* Instruction
Return each line of the listing that contains the string "script".

* Recorded data
▼
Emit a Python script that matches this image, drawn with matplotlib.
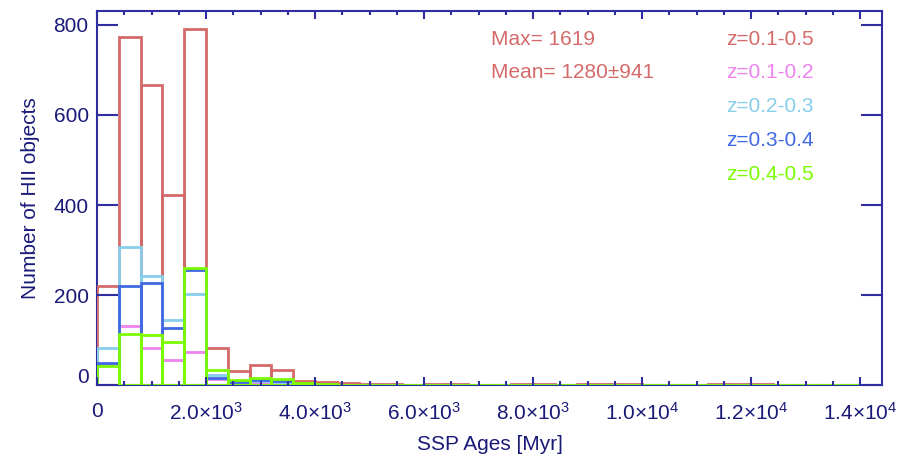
import numpy as np
import matplotlib
matplotlib.use('Agg')
import matplotlib.pyplot as plt
from matplotlib.transforms import ScaledTranslation

plt.rcParams['font.family'] = ['Liberation Sans', 'DejaVu Sans']
plt.rcParams['mathtext.fontset'] = 'custom'
plt.rcParams['mathtext.rm'] = 'Liberation Sans'
plt.rcParams['mathtext.it'] = 'Liberation Sans'

# histogram bins, 400 Myr wide
bin_width = 400
bin_left = np.arange(0, 14400, bin_width)

z_all = [221, 772, 665, 423, 790, 84, 33, 45, 34, 10, 7, 5, 3, 4, 2, 3, 4, 2,
         2, 3, 3, 2, 4, 3, 4, 2, 1, 2, 3, 4, 3, 2, 1, 2, 1, 1]
z_12 = [45, 132, 84, 56, 75, 14, 5, 6, 3, 2, 1, 1, 1, 1, 0, 1, 1, 0,
        0, 1, 1, 0, 1, 1, 1, 0, 0, 0, 1, 1, 0, 0, 0, 0, 0, 0]
z_23 = [84, 307, 242, 145, 202, 23, 8, 10, 8, 3, 2, 2, 1, 1, 1, 1, 1, 1,
        0, 1, 1, 1, 1, 1, 1, 1, 0, 1, 1, 1, 1, 1, 0, 1, 0, 0]
z_34 = [49, 221, 228, 128, 256, 17, 8, 12, 9, 3, 2, 1, 1, 1, 0, 1, 1, 1,
        1, 0, 1, 0, 1, 0, 1, 0, 0, 0, 0, 1, 1, 0, 0, 0, 0, 0]
z_45 = [43, 115, 113, 97, 261, 34, 12, 16, 14, 5, 3, 2, 1, 1, 1, 1, 1, 1,
        1, 1, 0, 1, 1, 1, 1, 1, 1, 1, 1, 1, 1, 1, 1, 1, 1, 1]

labels = ['z=0.1-0.5', 'z=0.1-0.2', 'z=0.2-0.3', 'z=0.3-0.4', 'z=0.4-0.5']
colors = ['#d46a6a', '#ee82ee', '#87ceeb', '#4169e1', '#7cfc00']

xtick_vals = [0, 2000, 4000, 6000, 8000, 10000, 12000, 14000]
xtick_text = ['0', r'2.0$\times$10$^{3}$', r'4.0$\times$10$^{3}$', r'6.0$\times$10$^{3}$',
              r'8.0$\times$10$^{3}$', r'1.0$\times$10$^{4}$', r'1.2$\times$10$^{4}$',
              r'1.4$\times$10$^{4}$']
ytick_vals = [0, 200, 400, 600, 800]

axcol = '#2e2ea0'
txtcol = '#1a1a78'

fig = plt.figure(figsize=(9.16, 4.61), dpi=100)
ax = fig.add_axes([0.1059, 0.1638, 0.8570, 0.8123])

for vals, col in zip([z_all, z_12, z_23, z_34, z_45], colors):
    ax.bar(bin_left, vals, width=bin_width, align='edge', fill=False,
           edgecolor=col, lw=2)

ax.set_xlim(0, 14400)
ax.set_ylim(0, 830)
ax.set_xticks(xtick_vals)
ax.set_xticklabels(xtick_text)
ax.set_xticks(np.arange(0, 14401, 500), minor=True)
ax.set_yticks(ytick_vals)

for sp in ax.spines.values():
    sp.set_color(axcol)
    sp.set_linewidth(1.5)
    sp.set_zorder(0.5)

ax.tick_params(axis='both', which='both', direction='in', top=True, right=True,
               colors=axcol, labelcolor=txtcol, labelsize=15)
ax.tick_params(axis='x', which='major', length=6, width=1.5, pad=12)
ax.tick_params(axis='x', which='minor', length=3, width=1.5)
ax.tick_params(axis='y', which='major', length=15, width=1.5, pad=6)

# the zero label on y sits a little above the axis
lab0 = ax.get_yticklabels()[0]
lab0.set_transform(lab0.get_transform() + ScaledTranslation(0, 7 / 72, fig.dpi_scale_trans))

ax.set_xlabel('SSP Ages [Myr]', fontsize=15, color=txtcol, labelpad=8)
ax.set_ylabel('Number of HII objects', fontsize=15, color=txtcol, labelpad=10)

fig.text(491 / 916, 1 - 39 / 461, 'Max= 1619', color=colors[0], fontsize=15, va='center')
fig.text(491 / 916, 1 - 73 / 461, 'Mean= 1280\u00b1941', color=colors[0], fontsize=15, va='center')
for i, (lab, col) in enumerate(zip(labels, colors)):
    fig.text(726 / 916, 1 - (39 + 34 * i) / 461, lab, color=col, fontsize=15, va='center')

fig.savefig('out.png', dpi=100)
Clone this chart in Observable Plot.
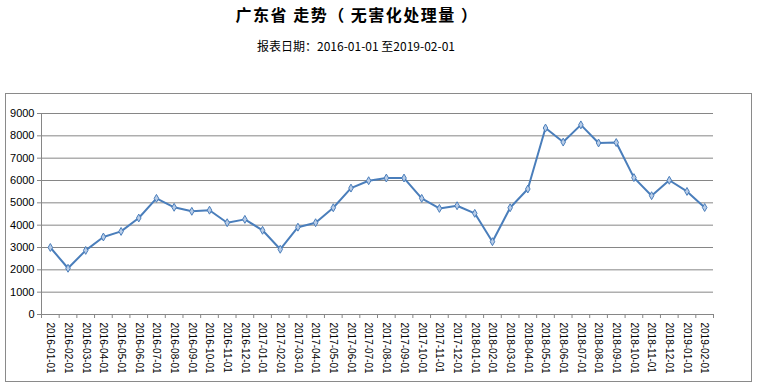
<!DOCTYPE html>
<html>
<head>
<meta charset="utf-8">
<script src="https://cdn.jsdelivr.net/npm/d3@7"></script>
<script src="https://cdn.jsdelivr.net/npm/@observablehq/plot@0.6"></script>
<style>
  html, body { margin: 0; padding: 0; background: #fff; }
  #wrap { position: relative; width: 760px; height: 388px; overflow: hidden; font-family: "Noto Sans CJK SC", sans-serif; }
  #title { position: absolute; left: 0; width: 714px; top: 3px; text-align: center; font-size: 16px; font-weight: bold; color: #000; line-height: 22px; letter-spacing: 1.5px; }
  #subtitle { position: absolute; left: 0; width: 712px; top: 38px; text-align: center; font-size: 12px; color: #000; line-height: 16px; }
  #box { position: absolute; left: 5px; top: 93px; width: 745px; height: 287px; border: 1px solid #8a8a8a; }
  #chart { position: absolute; left: 0; top: 93px; }
</style>
</head>
<body>
<div id="wrap">
  <div id="title">广东省 走势（ 无害化处理量 ）</div>
  <div id="subtitle">报表日期：2016-01-01 至2019-02-01</div>
  <div id="box"></div>
  <div id="chart"></div>
</div>
<script>
const dates = [
  "2016-01-01","2016-02-01","2016-03-01","2016-04-01","2016-05-01","2016-06-01",
  "2016-07-01","2016-08-01","2016-09-01","2016-10-01","2016-11-01","2016-12-01",
  "2017-01-01","2017-02-01","2017-03-01","2017-04-01","2017-05-01","2017-06-01",
  "2017-07-01","2017-08-01","2017-09-01","2017-10-01","2017-11-01","2017-12-01",
  "2018-01-01","2018-02-01","2018-03-01","2018-04-01","2018-05-01","2018-06-01",
  "2018-07-01","2018-08-01","2018-09-01","2018-10-01","2018-11-01","2018-12-01",
  "2019-01-01","2019-02-01"
];
const values = [
  3000, 2070, 2870, 3470, 3720, 4320, 5200, 4800, 4620, 4670, 4110, 4260,
  3770, 2920, 3910, 4110, 4780, 5660, 5990, 6110, 6110, 5200, 4750, 4870,
  4530, 3260, 4780, 5620, 8350, 7720, 8490, 7680, 7700, 6130, 5320, 6010,
  5510, 4790
];
const yTicks = [0, 1000, 2000, 3000, 4000, 5000, 6000, 7000, 8000, 9000];

const data = dates.map((d, i) => ({date: d, idx: i + 0.5, value: values[i]}));
const boundaries = d3.range(dates.length + 1);
const centers = dates.map((d, i) => i + 0.5);

const blue = "#4a7ebb";
const grid = "#868686";

const chart = Plot.plot({
  width: 760,
  height: 290,
  marginLeft: 41,
  marginRight: 47,
  marginTop: 20,
  marginBottom: 69,
  style: {fontFamily: "'Liberation Sans', sans-serif", fontSize: "10px", color: "#000", background: "transparent"},
  x: {domain: [0, dates.length], type: "linear"},
  y: {domain: [0, 9000]},
  marks: [
    Plot.ruleY(yTicks.filter(v => v > 0), {stroke: grid, strokeWidth: 1}),
    Plot.ruleY([0], {stroke: grid, strokeWidth: 1}),
    Plot.ruleX([0], {y1: 0, y2: 9000, stroke: grid, strokeWidth: 1}),
    Plot.axisY(yTicks, {tickSize: 4, tickPadding: 3, stroke: grid, fontSize: 11, tickFormat: d => String(d), label: null}),
    Plot.axisX(boundaries, {tickSize: 4, tickFormat: () => "", stroke: grid, label: null}),
    Plot.axisX(centers, {tickSize: 0, tickPadding: 8, tickRotate: 90, tickFormat: v => dates[Math.round(v - 0.5)], label: null, fontSize: 10}),
    Plot.line(data, {x: "idx", y: "value", stroke: blue, strokeWidth: 2}),
    Plot.dot(data, {x: "idx", y: "value", symbol: "diamond", r: 2.4, fill: "#b9cde8", stroke: blue, strokeWidth: 1})
  ]
});
document.getElementById("chart").appendChild(chart);
</script>
</body>
</html>
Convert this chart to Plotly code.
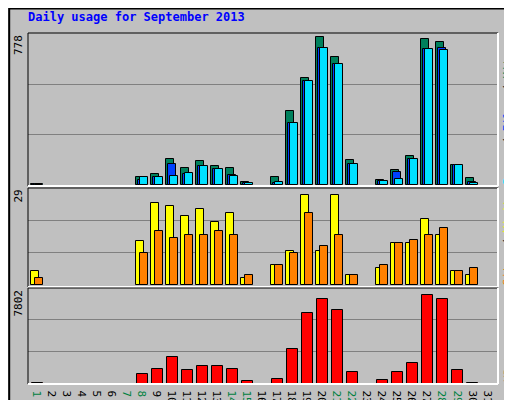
import plotly.graph_objects as go

days = list(range(1, 32))
weekend = [1, 7, 8, 14, 15, 21, 22, 28, 29]

hits = [5, 0, 0, 0, 0, 0, 0, 39, 55, 132, 86, 122, 96, 86, 14, 0, 39, 379, 548, 759, 656, 127, 0, 24, 75, 147, 749, 738, 101, 34, 0]
files = [3, 0, 0, 0, 0, 0, 0, 24, 39, 106, 55, 96, 81, 50, 9, 0, 9, 317, 533, 707, 620, 106, 0, 19, 65, 132, 697, 707, 101, 14, 0]
pages = [3, 0, 0, 0, 0, 0, 0, 39, 39, 45, 60, 96, 81, 45, 9, 0, 14, 317, 533, 707, 620, 106, 0, 19, 29, 132, 697, 692, 101, 9, 0]
visits = [4, 0, 0, 0, 0, 0, 0, 13, 24.4, 23.5, 20.6, 22.6, 18.8, 21.5, 2, 0, 6, 10, 27, 10, 27, 3, 0, 5, 12.4, 12.4, 19.7, 15, 4, 3, 0]
sites = [2, 0, 0, 0, 0, 0, 0, 9.5, 16, 14, 15, 15, 16, 15, 3, 0, 6, 9.5, 21.5, 11.5, 15, 3, 0, 6, 12.4, 13.3, 15, 17, 4, 5, 0]
kbytes = [60, 0, 0, 0, 0, 0, 0, 814, 1208, 2154, 1130, 1445, 1445, 1208, 184, 0, 341, 2863, 5779, 6883, 6016, 972, 0, 263, 972, 1681, 7198, 6883, 1130, 60, 0]

max_hits, max_visits, max_kb = 778, 29, 7802


def nz(vals):
    return [v if v else None for v in vals]


fig = go.Figure()
line = dict(color="black", width=1)

def bar(vals, color, off, w, ax):
    fig.add_trace(go.Bar(x=days, y=nz(vals), offset=off, width=w, yaxis=ax,
                         marker=dict(color=color, line=line), showlegend=False))

bar(hits, "#00805c", -0.53, 0.53, "y")
bar(files, "#0040ff", -0.4, 0.53, "y")
bar(pages, "#00e0ff", -0.27, 0.53, "y")
bar(visits, "#ffff00", -0.53, 0.53, "y2")
bar(sites, "#ff8000", -0.27, 0.53, "y2")
bar(kbytes, "#ff0000", -0.47, 0.73, "y3")

ticktext = [f'<span style="color:{"#008040" if d in weekend else "black"}">{d}</span>' for d in days]

grid = dict(showgrid=True, gridcolor="#808080", gridwidth=1, showticklabels=False,
            zeroline=False, ticks="", automargin=False)
fig.update_layout(
    width=512, height=400, barmode="overlay",
    paper_bgcolor="#c0c0c0", plot_bgcolor="#c0c0c0",
    margin=dict(l=20, r=22, t=25, b=24, autoexpand=False),
    font=dict(family="DejaVu Sans Mono", size=11, color="black"),
    xaxis=dict(range=[0.27, 31.6], tickvals=days, ticktext=ticktext, showgrid=False,
               zeroline=False, ticks="", tickfont=dict(size=11), anchor="y3",
               automargin=False),
    yaxis=dict(domain=[0.564, 1], range=[-7, 782],
               tickvals=[max_hits / 3, 2 * max_hits / 3], **grid),
    yaxis2=dict(domain=[0.2764, 0.5584], range=[-0.7, 29],
                tickvals=[max_visits / 3, 2 * max_visits / 3], **grid),
    yaxis3=dict(domain=[0, 0.2735], range=[-30, 7802],
                tickvals=[max_kb / 3, 2 * max_kb / 3], **grid),
    bargap=0,
)

# panel bevels
for y0, y1 in [(0.564, 1), (0.2764, 0.5584), (0, 0.2735)]:
    fig.add_shape(type="line", xref="paper", yref="paper", x0=0, x1=1, y0=y1, y1=y1, line=dict(color="black", width=1))
    fig.add_shape(type="line", xref="paper", yref="paper", x0=0, x1=0, y0=y0, y1=y1, line=dict(color="black", width=1))
    fig.add_shape(type="line", xref="paper", yref="paper", x0=0, x1=1, y0=y0, y1=y0, line=dict(color="white", width=2))
    fig.add_shape(type="line", xref="paper", yref="paper", x0=1, x1=1, y0=y0, y1=y1, line=dict(color="white", width=2))

# outer frame
fig.add_shape(type="rect", xref="paper", yref="paper", x0=-0.04, x1=1.045, y0=-0.066, y1=1.07,
              line=dict(color="black", width=2))
fig.add_shape(type="line", xref="paper", yref="paper", x0=-0.035, x1=1.038, y0=-0.058, y1=-0.058,
              line=dict(color="#808080", width=4))
fig.add_shape(type="line", xref="paper", yref="paper", x0=1.038, x1=1.038, y0=-0.058, y1=1.064,
              line=dict(color="#808080", width=4))

ann = [
    dict(x=0, y=1.045, xanchor="left", yanchor="middle", xshift=-2,
         text="<b>Daily usage for September 2013</b>", font=dict(color="#0000ff", size=12)),
    dict(x=-0.003, y=1, xanchor="right", yanchor="top", textangle=-90, text="778"),
    dict(x=-0.003, y=0.5584, xanchor="right", yanchor="top", textangle=-90, text="29"),
    dict(x=-0.003, y=0.2735, xanchor="right", yanchor="top", textangle=-90, text="7802"),
    dict(x=1.003, y=0.564, xanchor="left", yanchor="bottom", textangle=-90,
         text='<span style="color:#00e0ff">Pages</span> / <span style="color:#0040ff">Files</span> / <span style="color:#00805c">Hits</span>'),
    dict(x=1.003, y=0.2764, xanchor="left", yanchor="bottom", textangle=-90,
         text='<span style="color:#ff8000">Sites</span> / <span style="color:#ffff00">Visits</span>'),
    dict(x=1.003, y=0, xanchor="left", yanchor="bottom", textangle=-90,
         text='<span style="color:#ff0000">KBytes</span>'),
]
for a in ann:
    fig.add_annotation(xref="paper", yref="paper", showarrow=False, **a)

fig.write_html("out.html")
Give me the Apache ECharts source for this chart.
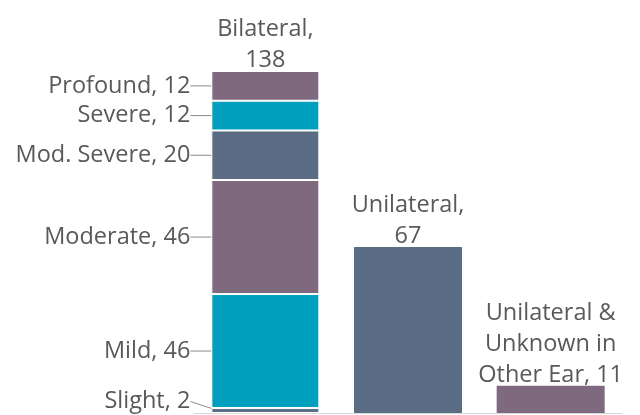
▲
* The reply
Emit a Python script that matches this image, drawn with matplotlib.
<script src="https://cdn.jsdelivr.net/npm/d3@7"></script>
<script src="https://cdn.jsdelivr.net/npm/@observablehq/plot@0.6"></script>
<script>
</script>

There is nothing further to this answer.